Vije still has his gran, who is now 85-years-old living in Sri Lanka. Sri Lanka is a beautiful island situated in the South of India. For the first time in my life I experienced Sri Lanka 2 years ago, when we attended Vije’s brother’s wedding. It was an experience I will never forget. One of my fears was that I will never be able to communicate with anyone in the country because Tamil and Sinhalese are the main languages spoken there. Somehow I did manage to fit in and the locals accommodated me.
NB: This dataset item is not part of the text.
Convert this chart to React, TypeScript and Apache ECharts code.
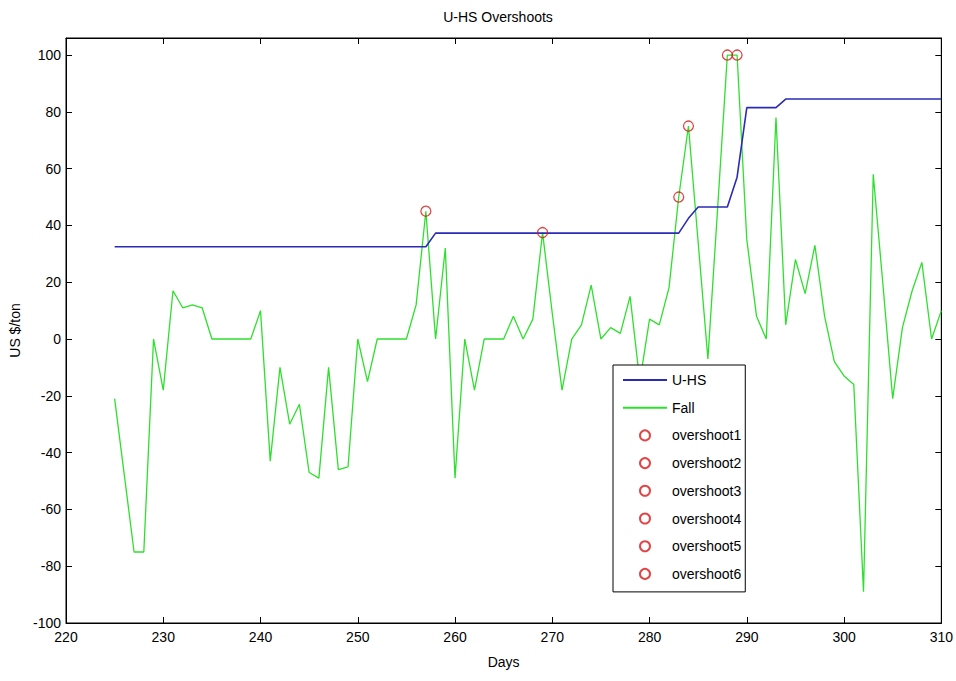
import React, { useEffect, useRef } from "react";
import * as echarts from "echarts";

const days = [
  225, 226, 227, 228, 229, 230, 231, 232, 233, 234, 235, 236, 237, 238, 239, 240,
  241, 242, 243, 244, 245, 246, 247, 248, 249, 250, 251, 252, 253, 254, 255, 256,
  257, 258, 259, 260, 261, 262, 263, 264, 265, 266, 267, 268, 269, 270, 271, 272,
  273, 274, 275, 276, 277, 278, 279, 280, 281, 282, 283, 284, 285, 286, 287, 288,
  289, 290, 291, 292, 293, 294, 295, 296, 297, 298, 299, 300, 301, 302, 303, 304,
  305, 306, 307, 308, 309, 310,
];

const uhs = [
  32.5, 32.5, 32.5, 32.5, 32.5, 32.5, 32.5, 32.5, 32.5, 32.5, 32.5, 32.5, 32.5, 32.5, 32.5, 32.5,
  32.5, 32.5, 32.5, 32.5, 32.5, 32.5, 32.5, 32.5, 32.5, 32.5, 32.5, 32.5, 32.5, 32.5, 32.5, 32.5,
  32.5, 37.3, 37.3, 37.3, 37.3, 37.3, 37.3, 37.3, 37.3, 37.3, 37.3, 37.3, 37.3, 37.3, 37.3, 37.3,
  37.3, 37.3, 37.3, 37.3, 37.3, 37.3, 37.3, 37.3, 37.3, 37.3, 37.3, 42.5, 46.5, 46.5, 46.5, 46.5,
  57, 81.5, 81.5, 81.5, 81.5, 84.5, 84.5, 84.5, 84.5, 84.5, 84.5, 84.5, 84.5, 84.5, 84.5, 84.5,
  84.5, 84.5, 84.5, 84.5, 84.5, 84.5,
];

const fall = [
  -21, -48, -75, -75, 0, -18, 17, 11, 12, 11, 0, 0, 0, 0, 0, 10,
  -43, -10, -30, -23, -47, -49, -10, -46, -45, 0, -15, 0, 0, 0, 0, 12,
  45, 0, 32, -49, 0, -18, 0, 0, 0, 8, 0, 7, 37.5, 9, -18, 0,
  5, 19, 0, 4, 2, 15, -15, 7, 5, 18, 50, 75, 34, -7, 46, 100,
  100, 35, 8, 0, 78, 5, 28, 16, 33, 8, -8, -13, -16, -89, 58, 19,
  -21, 4, 17, 27, 0, 10,
];

const overshootNames = ["overshoot1", "overshoot2", "overshoot3", "overshoot4", "overshoot5", "overshoot6"];
const overshootDays = [257, 269, 283, 284, 288, 289];
const overshootValues = [45, 37.5, 50, 75, 100, 100];

const xTicks = [220, 230, 240, 250, 260, 270, 280, 290, 300, 310];
const yTicks = [-100, -80, -60, -40, -20, 0, 20, 40, 60, 80, 100];

const FONT = "'Liberation Sans', Arial, sans-serif";

export default function App() {
  const ref = useRef<HTMLDivElement>(null);

  useEffect(() => {
    if (!ref.current) return;
    const chart = echarts.init(ref.current, undefined, { renderer: "svg" });

    const axisCommon = {
      type: "value" as const,
      axisLine: { show: true, onZero: false, lineStyle: { color: "#000", width: 1 } },
      axisTick: { show: true, inside: true, length: 6, lineStyle: { color: "#000" } },
      splitLine: { show: false },
    };

    const overshootSeries = overshootNames.map((n, i) => ({
      name: n,
      type: "scatter" as const,
      data: [[overshootDays[i], overshootValues[i]]],
      symbol: "circle",
      symbolSize: 10,
      itemStyle: { color: "rgba(0,0,0,0)", borderColor: "#d81818", borderWidth: 1.3 },
      z: 5,
    }));

    chart.setOption({
      animation: false,
      backgroundColor: "#fff",
      textStyle: { fontFamily: FONT },
      grid: {
        left: 66,
        top: 38,
        width: 877,
        height: 585,
        show: true,
        borderColor: "#000",
        borderWidth: 1,
        backgroundColor: "#fff",
      },
      graphic: [
        {
          type: "text",
          x: 498,
          y: 10,
          style: {
            text: "U-HS Overshoots",
            fill: "#000",
            font: `14px ${FONT}`,
            textAlign: "center",
          },
        },
      ],
      xAxis: [
        {
          ...axisCommon,
          position: "bottom",
          min: 220,
          max: 310,
          interval: 10,
          name: "Days",
          nameLocation: "middle",
          nameGap: 32,
          nameTextStyle: { color: "#000", fontSize: 14, fontFamily: FONT },
          axisLabel: {
            color: "#000",
            fontSize: 14,
            fontFamily: FONT,
            margin: 7,
            formatter: (v: number) => (xTicks.includes(v) ? String(v) : ""),
          },
        },
        {
          ...axisCommon,
          position: "top",
          min: 220,
          max: 310,
          interval: 10,
          axisLabel: { show: false },
        },
      ],
      yAxis: [
        {
          ...axisCommon,
          position: "left",
          min: -100,
          max: 106,
          interval: 20,
          name: "US $/ton",
          nameLocation: "middle",
          nameGap: 40,
          nameTextStyle: { color: "#000", fontSize: 14, fontFamily: FONT },
          axisLabel: {
            color: "#000",
            fontSize: 14,
            fontFamily: FONT,
            margin: 5,
            formatter: (v: number) => (yTicks.includes(v) ? String(v) : ""),
          },
        },
        {
          ...axisCommon,
          position: "right",
          min: -100,
          max: 106,
          interval: 20,
          axisLabel: { show: false },
        },
      ],
      legend: {
        orient: "vertical",
        left: 613,
        top: 365,
        padding: [8, 4, 11, 9],
        itemWidth: 44,
        itemHeight: 10,
        itemGap: 13.7,
        backgroundColor: "#fff",
        borderColor: "#000",
        borderWidth: 1,
        borderRadius: 0,
        textStyle: { color: "#000", fontSize: 14, fontFamily: FONT },
        data: [
          { name: "U-HS", itemStyle: { opacity: 0 } },
          { name: "Fall", itemStyle: { opacity: 0 } },
          ...overshootNames,
        ],
      },
      series: [
        {
          name: "U-HS",
          type: "line",
          data: days.map((d, i) => [d, uhs[i]]),
          symbol: "none",
          lineStyle: { color: "#2b2bb8", width: 1.6 },
          itemStyle: { color: "#2b2bb8" },
          z: 3,
        },
        {
          name: "Fall",
          type: "line",
          data: days.map((d, i) => [d, fall[i]]),
          symbol: "none",
          lineStyle: { color: "#2ee02e", width: 1.3 },
          itemStyle: { color: "#2ee02e" },
          z: 2,
        },
        ...overshootSeries,
      ],
    });

    return () => chart.dispose();
  }, []);

  return (
    <div
      ref={ref}
      style={{ position: "fixed", left: 0, top: 0, width: 956, height: 681 }}
    />
  );
}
What was even scarier for me, was meeting Vije’s entire family during this holiday. They’re a traditional family who’s still trying to figure out my job title… They always wanted Vije to have an arranged marriage with someone from Sri Lanka but life happens and things change. Even though Vije never married the person they wanted him too, they never treated me differently during my stay. The one person that surprised me the most was his grandmother. Now you need to understand the relationship that Vije has with his grandmother.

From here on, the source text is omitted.